Serious film criticism is quickly becoming a lost art. Not the least in part because so few serious films are made anymore; critics are being forced to find meaning where there may, in fact, be little or none. The heyday for serious film criticism was the ’70’s and early 80’s before the era of the CAA-package masquerading as a movie took over the business. Back then filmmakers had a little freedom to use cinema to make comments on society; even from within the framework of seemingly empty genres such as horror or the western. One of the last truly great critics of cinema is Robin Wood and he wrote what may well be the defining volume of criticism of films from this period.
Hollywood from Vietnam to Reagan covers a selected number of films made during that contentious period of American history. What separates Wood’s book from so many that cover the same era is that Wood chooses not to focus on the movies that one probably expects to find in such a work. You will find no chapters in here devoted to such seminal works of the 70s as The Godfather, A Clockwork Orange, or Chinatown. In fact, the book kicks off with an in-depth analysis of one of those movies that few people know, but that contains a veritable who’s-who of Hollywood history. That film is Arthur Penn’s The Chase, starring, get this: Marlon Brando, Robert Redford, Jane Fonda and Robert Duvall.
But The Chase is hardly the most obscure film that Robin Wood covers in detail in Hollywood From Vietnam to Reagan. In fact, the most intriguing and brilliantly conceived chapters of the book focus on the psychological meaning that can be derived from low-budget horror films ranging from I Walked With a Zombie to It’s Alive. Wood’s fascinating deconstruction of the horror film as a subtext for the overheated repression necessary to keep a society humming along is worth the price alone. Later on there is an equally impressive overview of the horror films of the 80s that explains with precision, despite increasing budgets and popularity, they fail to delve into the subconscious in quite the same way.
The primary concern of Hollywood From Vietnam to Reagan is the socio-political content of movies released during this time. While Robin Wood does take a few pages to dive headlong into analysis of certain big-name films of this period such as McCabe and Mrs. Miller and Taxi Driver, the book really comes alive when he so easily proves that profundity can be
discovered even within such surprisingly movies as the original Last House on the Left. Wood comes at this horror flicks from the Freudian view that they are in many ways retellings of the myth of Oedipus; Wood demonstrates why modern day horror films leaves us underwhelmed by showing that the best horror movies are bad dreams come to life with the attempt to escape the other as their signature symbolic meaning.
Also of interest is a chapter on Brian DePalma’s early works, you know, back when he was talented. To give you an idea of what I’m talking about when I say the level of film criticism has fallen to new lows, the subtitle of this chapter is The Politics of Castration and it takes as its thesis the idea that DePalma’s early films-such as Sisters, Dressed to Kill, Blow Out and Obsession-all work within a specifically Freudian milieu of the Oedipal drive and its subsequent obsessions with authority and manliness.
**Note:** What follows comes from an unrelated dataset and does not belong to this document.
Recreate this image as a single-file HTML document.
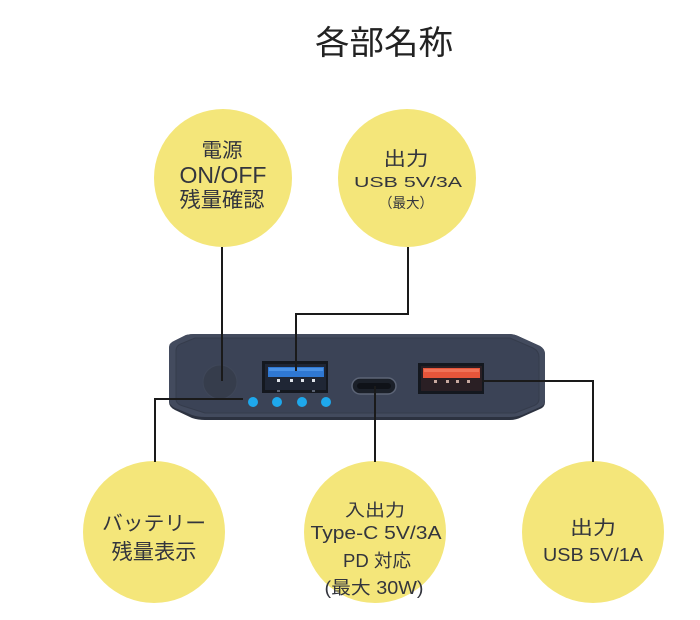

Several other chapters examine such topics as the effect of Reaganomics and the swing to the right brought on by Reagan’s election, as well as feminism and how the images of women evolved in movies of the 70’s. One of my own favorite chapters review Martin Scorsese’s best movies from the early 80s, Raging Bull and The King of Comedy. Your jaw may drop as you work your way through Wood’s highly controversial re-examination of Raging Bull as a film that is all about its homosexual subtext. But by the time you reach the end of his Oedipal analysis of The King of Comedy, you should be completely convinced that Rupert Pupkin is the second coming of the ancient king of Thebes.
Hollywood from Vietnam to Reagan concludes with chapters covering the incredibly quick rise and fall of Michael Cimino as a director of note. All I can say about these chapters is you need to prepare yourself from truly subversive criticism, as Robin Wood concludes that it was Heaven’s Gate that was Cimino’s masterpiece, and not the Oscar-winning The Deer Hunter.